Analyze time complexity O(log log u) and space complexity O(u), and explain when vEB trees are practical.
Compare vEB trees with balanced BSTs, hash tables, and bit arrays for integer set operations.
Why This Matters
01
Van Emde Boas trees demonstrate one of the most elegant ideas in data structure design: recursive universe decomposition. Instead of halving the number of elements (like BSTs), vEB trees halve the number of bits in the universe, yielding the doubly-logarithmic O(log log u) time bound.
02
The successor and predecessor operations in O(log log u) outperform balanced BSTs (O(log n)) for bounded integer universes, making vEB trees theoretically optimal for priority queue operations over integer keys.
03
Understanding vEB trees deepens your grasp of how problem structure (bounded integers vs arbitrary keys) enables fundamentally different algorithmic approaches.
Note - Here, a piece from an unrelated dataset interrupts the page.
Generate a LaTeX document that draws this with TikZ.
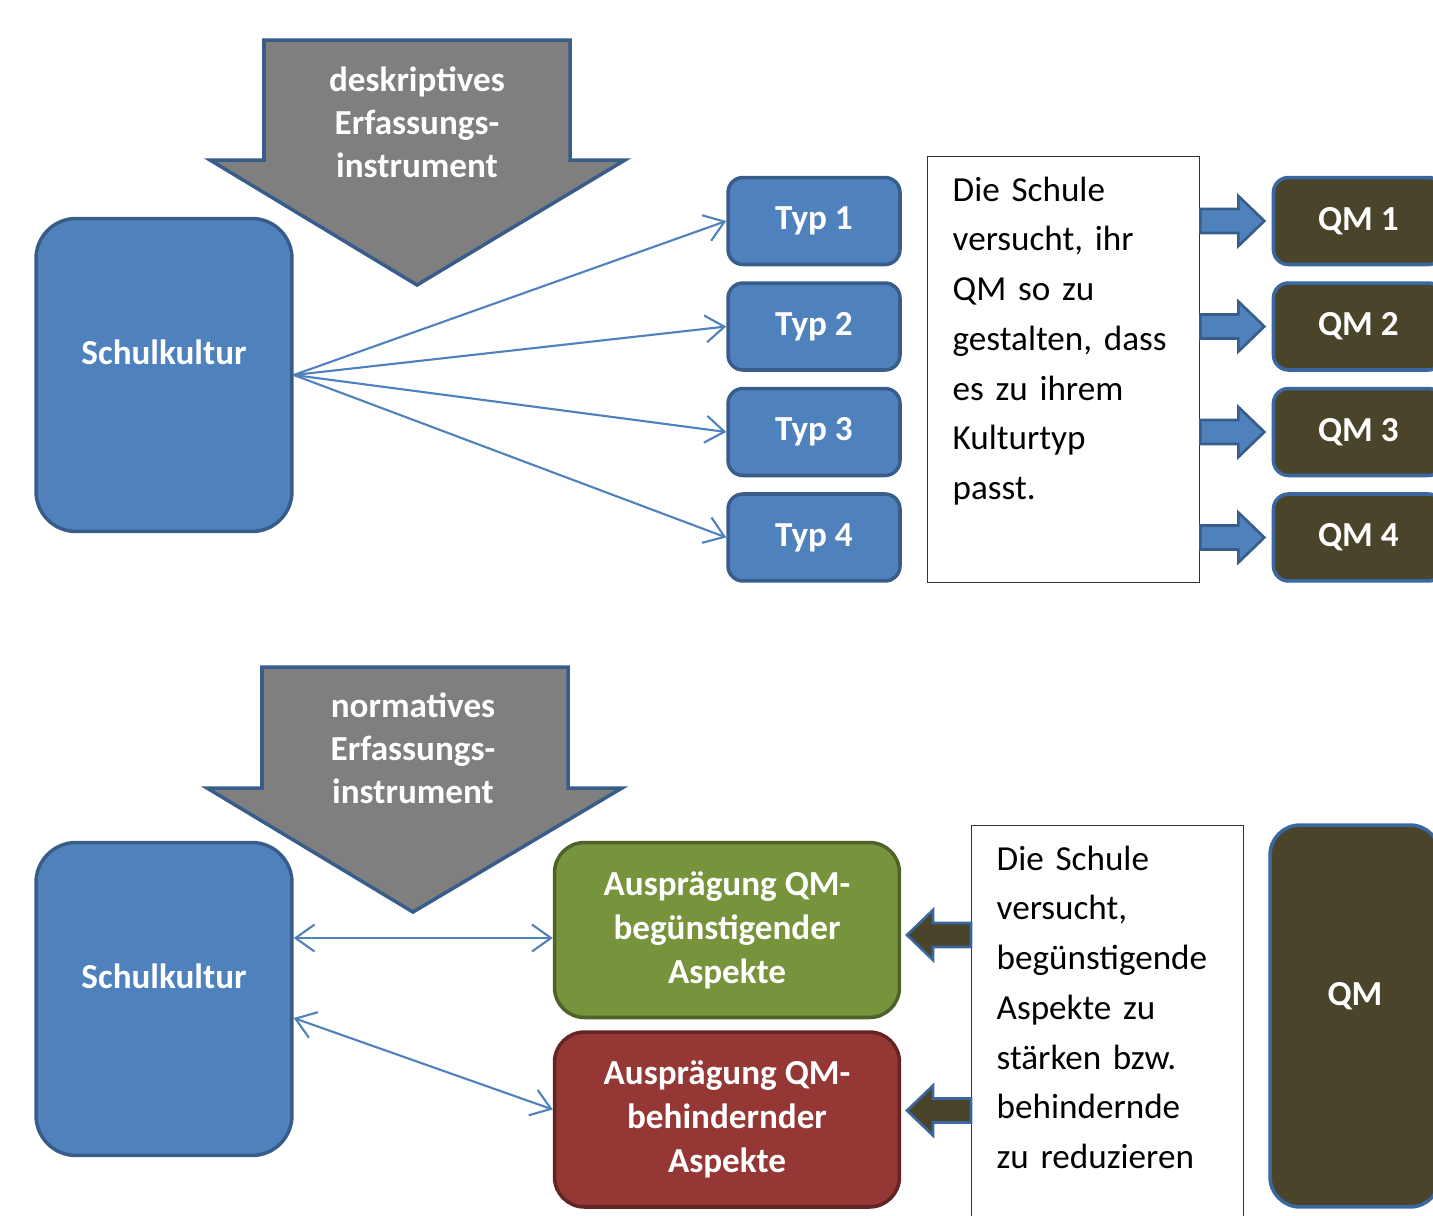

This concept recurs in integer sorting, van Emde Boas-inspired hashing, and cache-oblivious algorithms.
04
While rarely implemented in production due to their O(u) space, vEB trees appear in theoretical CS courses, competitive programming problem analysis, and as building blocks in the design of other advanced structures like y-fast tries and fusion trees.
Key Terms
8 terms you'll encounter in this lesson
Universe (u)
The range of integers {0, 1, ..., u-1} that a vEB tree can store. The universe size u must be a perfect power of 2 (u = 2^k). All operations are defined relative to this fixed universe.
Cluster
One of sqrt(u) sub-vEB-trees that each handle a contiguous block of sqrt(u) elements. Element x belongs to cluster floor(x / sqrt(u)). Each cluster is itself a vEB tree of universe size sqrt(u).
Summary
A vEB tree of universe size sqrt(u) that tracks which clusters are non-empty. If cluster i contains at least one element, then i is present in the summary structure.
high(x)
The cluster number for element x, computed as floor(x / sqrt(u)). This identifies which cluster x belongs to.
low(x)
The position of element x within its cluster, computed as x mod sqrt(u). This is the index within the sub-vEB-tree.
index(i, j)
Reconstructs the original element from cluster number i and position j: i * sqrt(u) + j. This is the inverse of (high, low) decomposition.
Successor
The smallest element in the set that is strictly greater than a given value. Finding successors in O(log log u) is one of the key advantages of vEB trees over balanced BSTs.
Predecessor
The largest element in the set that is strictly less than a given value. Like successor, this runs in O(log log u) in a vEB tree.
Heads Up
Common misconceptions to watch out for
"vEB trees are faster than BSTs for all set operations"
vEB trees are faster only when the universe size u is bounded and moderate. For arbitrary keys or very large universes, the O(u) space makes them impractical. A balanced BST uses O(n) space regardless of key range and provides O(log n) operations, which is better when n is much smaller than u.
"O(log log u) depends on the number of elements stored"
The time complexity O(log log u) depends on the universe size u, not the number of elements n. Whether the tree stores 1 element or u-1 elements, operations still take O(log log u). This is fundamentally different from BSTs where complexity depends on n.
"The sqrt(u) clusters each store sqrt(u) elements"
Each cluster can store up to sqrt(u) elements (from its range of the universe), but most clusters are typically empty. The summary structure tracks which clusters are non-empty, allowing operations to skip empty clusters efficiently.
"vEB trees require the universe to be exactly a power of 2"
While the textbook version requires u = 2^(2^k) (a double exponential), practical implementations can handle any power of 2 by rounding up. Non-power-of-2 universes can be handled by rounding up to the next power of 2, wasting some space but maintaining correctness.